Il secondo quesito vuole contrastare le ingiuste detenzioni, circa mille ogni anno. L’Italia è anche tra gli Stati con più detenuti in attesa di giudizio, visto che sono il 35,6% contro una media europea del 23. Dal 1989 la custodia cautelare è ammessa per i reati oltre i 5 anni di reclusione, e solo se esistono tre condizioni di pericolo: reiterazione del reato, fuga e inquinamento delle prove.

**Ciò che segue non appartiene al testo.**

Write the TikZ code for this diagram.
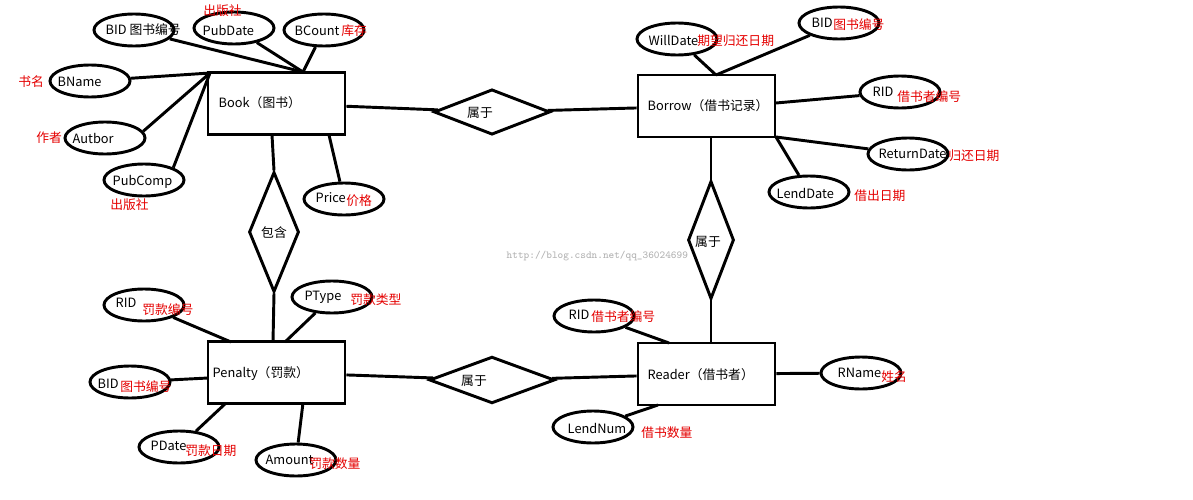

Il referendum limiterebbe l’arresto per pericolo di reiterazione del reato e l’ammetterebbe solo per i crimini più gravi, quelli che «contemplino l’uso delle armi o di violenza». Il terzo referendum vuole ridurre il potere delle quattro correnti sul Consiglio superiore della magistratura: intende abrogare un comma della legge che dal 1958 organizza l’elezione dei membri togati del Csm in base a «liste di magistrati presentatori», impedendo che le correnti possano presentare i loro candidati.

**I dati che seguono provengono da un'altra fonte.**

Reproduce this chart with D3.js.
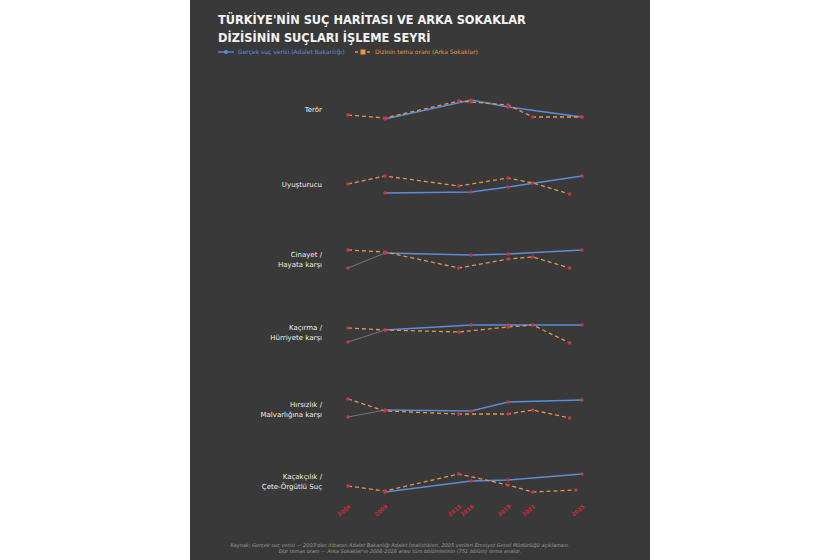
<!DOCTYPE html>
<html><head><meta charset="utf-8">
<script src="https://cdn.jsdelivr.net/npm/d3@7"></script>
<style>body{margin:0;background:#fff;font-family:"DejaVu Sans",sans-serif}</style>
</head><body><svg id="c" width="840" height="560"></svg>
<script>
var tickYears = [2006, 2009, 2015, 2016, 2019, 2021, 2025];
var crimes = ["Terör", "Uyuşturucu", "Cinayet /\nHayata karşı", "Kaçırma /\nHürriyete karşı", "Hırsızlık /\nMalvarlığına karşı", "Kaçakçılık /\nÇete-Örgütlü Suç"];
var realYears = [
  [2009, 2016, 2019, 2025],
  [2009, 2016, 2019, 2025],
  [2006, 2009, 2016, 2019, 2025],
  [2006, 2009, 2016, 2019, 2025],
  [2006, 2009, 2016, 2019, 2025],
  [2009, 2016, 2019, 2025]
];
var realValues = [
  [-9, 10, 3, -7],
  [-8, -7, -2, 9],
  [-8, 7, 5, 6, 10],
  [-9, 3, 8, 8, 8],
  [-7, 0, -1, 8, 10],
  [-10, 1, 2, 8]
];
var showYears = [
  [2006, 2009, 2015, 2016, 2019, 2021, 2025],
  [2006, 2009, 2015, 2019, 2021, 2024],
  [2006, 2009, 2015, 2019, 2021, 2024],
  [2006, 2009, 2015, 2019, 2021, 2024],
  [2006, 2009, 2015, 2019, 2021, 2024],
  [2006, 2009, 2015, 2019, 2021, 2024.5]
];
var showValues = [
  [-5, -8, 9, 8, 5, -7, -7],
  [1, 9, -1, 7, 2, -9],
  [10, 8, -8, 1, 3, -8],
  [5, 3, 1, 6, 8, -10],
  [11, -1, -4, -4, 0, -8],
  [-4, -9, 8, -3, -10, -8]
];
var rowCenters = [110, 185, 260, 333, 410, 482];

var svg = d3.select('#c');
svg.append('rect').attr('x', 190).attr('y', 0).attr('width', 460).attr('height', 560).attr('fill', '#393939');

svg.append('text').attr('x', 218).attr('y', 24).attr('fill', '#f2f2f2').attr('font-size', 11.4).attr('font-weight', 'bold').text("TÜRKİYE'NİN SUÇ HARİTASI VE ARKA SOKAKLAR");
svg.append('text').attr('x', 218).attr('y', 42).attr('fill', '#f2f2f2').attr('font-size', 11.4).attr('font-weight', 'bold').text("DİZİSİNİN SUÇLARI İŞLEME SEYRİ");

// legend
svg.append('line').attr('x1', 218).attr('x2', 234).attr('y1', 52).attr('y2', 52).attr('stroke', '#5b8ddb').attr('stroke-width', 1.3);
svg.append('circle').attr('cx', 226).attr('cy', 52).attr('r', 2).attr('fill', '#5b8ddb');
svg.append('text').attr('x', 238).attr('y', 54).attr('fill', '#5b8ddb').attr('font-size', 6).text('Gerçek suç verisi (Adalet Bakanlığı)');
svg.append('line').attr('x1', 355).attr('x2', 371).attr('y1', 52).attr('y2', 52).attr('stroke', '#e8954a').attr('stroke-width', 1.3).attr('stroke-dasharray', '3,3');
svg.append('rect').attr('x', 360.5).attr('y', 49.5).attr('width', 5).attr('height', 5).attr('fill', '#e8954a');
svg.append('text').attr('x', 375).attr('y', 54).attr('fill', '#e8954a').attr('font-size', 6).text('Dizinin tema oranı (Arka Sokaklar)');

var x = d3.scaleLinear().domain([2006, 2025]).range([348, 582]);

crimes.forEach(function (name, i) {
  var c = rowCenters[i];
  var y = d3.scaleLinear().domain([-25, 25]).range([c + 25, c - 25]);
  var g = svg.append('g');
  var lines = name.split('\n');
  var t = g.append('text').attr('x', 322).attr('text-anchor', 'end').attr('fill', '#eeeeee').attr('font-size', 7);
  lines.forEach(function (l, k) {
    t.append('tspan').attr('x', 322).attr('y', c + 2 + (k - (lines.length - 1) / 2) * 10).text(l);
  });

  var real = realYears[i].map(function (yr, k) { return [yr, realValues[i][k]]; });
  var show = showYears[i].map(function (yr, k) { return [yr, showValues[i][k]]; });
  var line = d3.line().x(function (d) { return x(d[0]); }).y(function (d) { return y(d[1]); });

  var early = real.filter(function (d) { return d[0] <= 2009; });
  var late = real.filter(function (d) { return d[0] >= 2009; });
  if (early.length > 1) g.append('path').attr('d', line(early)).attr('fill', 'none').attr('stroke', '#777').attr('stroke-width', 1);
  g.append('path').attr('d', line(late)).attr('fill', 'none').attr('stroke', '#5b8ddb').attr('stroke-width', 1.3);
  g.append('path').attr('d', line(show)).attr('fill', 'none').attr('stroke', '#e8954a').attr('stroke-width', 1.3).attr('stroke-dasharray', '4,3');

  g.selectAll('.rp').data(real).enter().append('circle').attr('cx', function (d) { return x(d[0]); }).attr('cy', function (d) { return y(d[1]); }).attr('r', 1.8).attr('fill', '#c0394a');
  g.selectAll('.sp').data(show).enter().append('circle').attr('cx', function (d) { return x(d[0]); }).attr('cy', function (d) { return y(d[1]); }).attr('r', 1.8).attr('fill', '#c0394a');
});

// x ticks
svg.selectAll('.tk').data(tickYears).enter().append('text')
  .attr('transform', function (d) { return 'translate(' + (x(d) + 3) + ',507) rotate(-40)'; })
  .attr('text-anchor', 'end').attr('fill', '#d0283c').attr('font-size', 5.5).attr('font-weight', 'bold').text(function (d) { return d; });

svg.append('text').attr('x', 400).attr('y', 547).attr('text-anchor', 'middle').attr('fill', '#9a9a9a').attr('font-size', 5).attr('font-style', 'italic')
  .text("Kaynak: Gerçek suç verisi — 2003'dan itibaren Adalet Bakanlığı Adalet İstatistikleri, 2005 verileri Emniyet Genel Müdürlüğü açıklaması.");
svg.append('text').attr('x', 400).attr('y', 553).attr('text-anchor', 'middle').attr('fill', '#9a9a9a').attr('font-size', 5).attr('font-style', 'italic')
  .text("Dizi temas oranı — Arka Sokaklar'ın 2006-2026 arası tüm bölümlerinin (751 bölüm) tema analizi.");
</script></body></html>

A fare più paura all’Anm è comunque il quarto referendum, che punta a una vera responsabilità civile dei magistrati. Nel 1987 il referendum radicale su questo punto, intitolato a Enzo Tortora, ottenne l’80,3% di Sì, ma l’anno successivo fu tradito da una legge che stabilì regole così complicate da rendere impossibile punire i magistrati che, per dolo o colpa grave, commettano un’ingiustizia. Negli ultimi 11 anni, grazie alle protezioni di quella legge, sono stati processati solo 129 magistrati, e ne sono stati condannati appena otto. A pagare, comunque, è stato sempre e solo lo Stato. Se passasse questo referendum, invece, il cittadino che si ritiene vittima di un errore giudiziario potrebbe chiamare direttamente in causa il pm o il giudice che l’ha commesso.

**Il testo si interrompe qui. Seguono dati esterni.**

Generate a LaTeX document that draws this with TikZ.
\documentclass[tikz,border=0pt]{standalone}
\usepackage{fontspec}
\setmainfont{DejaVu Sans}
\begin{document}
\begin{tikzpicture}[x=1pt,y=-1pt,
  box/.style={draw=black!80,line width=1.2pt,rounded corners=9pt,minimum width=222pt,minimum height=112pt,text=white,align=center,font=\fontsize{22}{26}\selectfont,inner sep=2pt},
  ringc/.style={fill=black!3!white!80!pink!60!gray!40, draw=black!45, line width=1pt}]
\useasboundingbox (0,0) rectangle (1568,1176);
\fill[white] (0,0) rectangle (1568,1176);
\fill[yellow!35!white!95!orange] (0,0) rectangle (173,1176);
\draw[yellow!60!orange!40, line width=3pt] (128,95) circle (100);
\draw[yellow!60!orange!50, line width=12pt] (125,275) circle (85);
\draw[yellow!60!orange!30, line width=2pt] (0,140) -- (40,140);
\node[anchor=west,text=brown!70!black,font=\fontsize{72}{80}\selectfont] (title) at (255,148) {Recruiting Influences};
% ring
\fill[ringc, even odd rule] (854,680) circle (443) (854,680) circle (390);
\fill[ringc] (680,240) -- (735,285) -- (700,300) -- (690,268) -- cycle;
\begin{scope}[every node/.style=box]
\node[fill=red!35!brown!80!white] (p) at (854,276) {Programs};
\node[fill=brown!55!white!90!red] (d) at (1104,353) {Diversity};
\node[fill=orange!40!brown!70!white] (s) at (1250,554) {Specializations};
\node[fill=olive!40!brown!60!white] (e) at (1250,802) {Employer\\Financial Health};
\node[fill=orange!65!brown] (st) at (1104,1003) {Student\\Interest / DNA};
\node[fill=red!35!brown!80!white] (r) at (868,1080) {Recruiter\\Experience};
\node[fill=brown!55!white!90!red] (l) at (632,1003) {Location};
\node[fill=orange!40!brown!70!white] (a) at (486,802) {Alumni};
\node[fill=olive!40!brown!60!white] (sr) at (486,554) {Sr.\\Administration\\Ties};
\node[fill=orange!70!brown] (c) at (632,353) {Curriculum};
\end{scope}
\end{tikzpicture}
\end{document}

Il quinto quesito punta all’abrogazione della legge Severino, che dal 2011 vieta a chi sia stato condannato in via definitiva di ricoprire incarichi parlamentari e di governo. È la norma che nel 2013, retroattivamente, ha obbligato Silvio Berlusconi a lasciare il suo seggio in Senato. Con qualche un profilo di dubbia costituzionalità, visto che nel nostro ordinamento chi non è condannato in via definitiva è innocente, negli enti locali la legge impone la decadenza da ogni carica anche per i condannati in primo grado, e impedisce loro di candidarsi. L’ultimo referendum è il meno conosciuto, ma non per questo il meno importante: darebbe più poteri agli avvocati nei Consigli giudiziari territoriali. Esistono 26 Cgt, uno per Corte d’appello, e sono organismi composti in maggioranza da magistrati, ma anche da avvocati e docenti universitari. I Cgt funzionano come Csm in miniatura: creano le «tabelle» che affidano i procedimenti civili e penali ai vari magistrati; giudicano le loro attitudini agli uffici direttivi, con valutazioni che passano al Csm perché decida su nomine e promozioni; verificano le incompatibilità ambientali e decidono sugli incarichi extragiudiziari. Oggi, nei Cgt, avvocati e docenti contano come il due di picche: votano solo sulle «tabelle», mentre su tutto il resto assistono alle riunioni senza diritto di parola. Il referendum darebbe loro gli stessi poteri dei magistrati.